I ended 2006 with some good returns on my latest stock picks. I had mentioned selling Google (GOOG) when I was up over 21% and I sold Goldman Sachs (GS) today being up just over 18%. My plans for the new year are to make at least 10% per quarter on both of my accounts.
Yep I said per quarter, which means that if I make my goal I should get a 46% or so return for the whole year. Definitely aggressive, but I’m dedicated to achieving it and sticking with it. Even if I only do half as good as my goal, I would still beat the market by quite a healthy margin, and that I like.

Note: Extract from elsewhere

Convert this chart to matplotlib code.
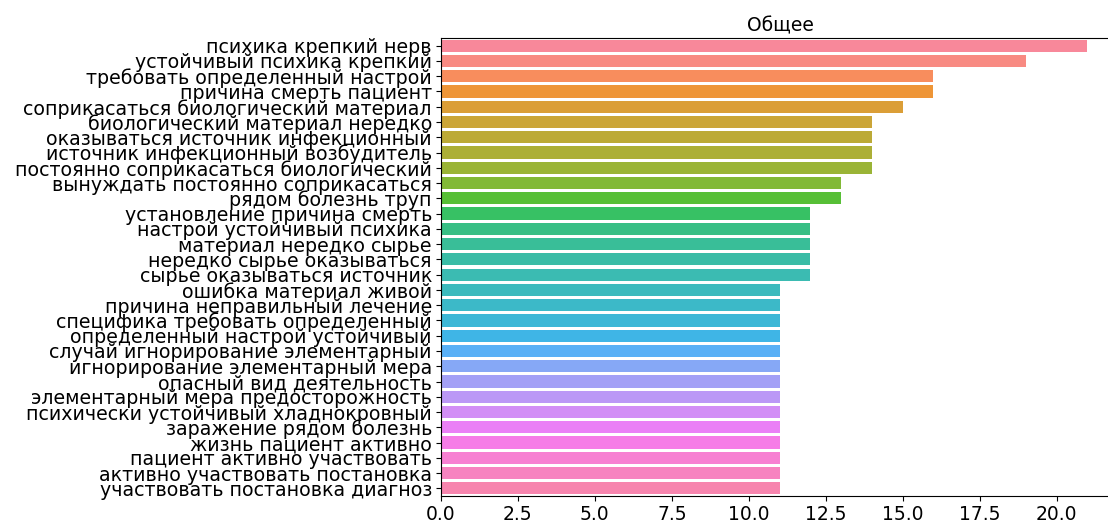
import matplotlib
matplotlib.use("Agg")
import matplotlib.pyplot as plt
import seaborn as sns

# Trigrams and their counts
labels = [
    "психика крепкий нерв",
    "устойчивый психика крепкий",
    "требовать определенный настрой",
    "причина смерть пациент",
    "соприкасаться биологический материал",
    "биологический материал нередко",
    "оказываться источник инфекционный",
    "источник инфекционный возбудитель",
    "постоянно соприкасаться биологический",
    "вынуждать постоянно соприкасаться",
    "рядом болезнь труп",
    "установление причина смерть",
    "настрой устойчивый психика",
    "материал нередко сырье",
    "нередко сырье оказываться",
    "сырье оказываться источник",
    "ошибка материал живой",
    "причина неправильный лечение",
    "специфика требовать определенный",
    "определенный настрой устойчивый",
    "случай игнорирование элементарный",
    "игнорирование элементарный мера",
    "опасный вид деятельность",
    "элементарный мера предосторожность",
    "психически устойчивый хладнокровный",
    "заражение рядом болезнь",
    "жизнь пациент активно",
    "пациент активно участвовать",
    "активно участвовать постановка",
    "участвовать постановка диагноз",
]
counts = [21, 19, 16, 16, 15, 14, 14, 14, 14, 13, 13, 12, 12, 12, 12, 12,
          11, 11, 11, 11, 11, 11, 11, 11, 11, 11, 11, 11, 11, 11]

fig = plt.figure(figsize=(11.08, 5.23), dpi=100)
# axes run past the right edge, as in the cropped original
ax = fig.add_axes([0.398, 0.0516, 0.6125, 0.8757])

colors = sns.husl_palette(len(labels), l=0.7, s=0.9)
sns.barplot(x=counts, y=labels, hue=labels, palette=colors, legend=False,
            saturation=1, ax=ax)

ax.set_title("Общее", fontsize=13.5, pad=5)
ax.set_xlabel("")
ax.set_ylabel("")
ax.tick_params(axis="y", labelsize=13.7, pad=3)
ax.tick_params(axis="x", labelsize=13.5, pad=3)

fig.savefig("out.png", dpi=100)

The downside is that I really won’t be able to fund these accounts this year. My main account is an IRA and I’m already putting in as much as I can afford on my 401(k). If it weren’t for the employer matching I wouldn’t bother with it, but you can’t beat the built in 50% gain on your money, as long as it doesn’t lose any money that is. I’m not as hurray about the tax savings as I have the potential to make more than the savings by doing my own investing, but hey it doesn’t hurt.
We are also setting lofty goals for reducing our debt and increasing our savings. If all goes well we will have all of our credit cards paid off and have our first goal for an emergency fund achieved this year.


As far as I understand from the chart you have $2,200 of debt on your credit cards. You have to be a very sportsmanlike person to go into stock market with debt. Isn’t it a good chance to lose money instead of making it?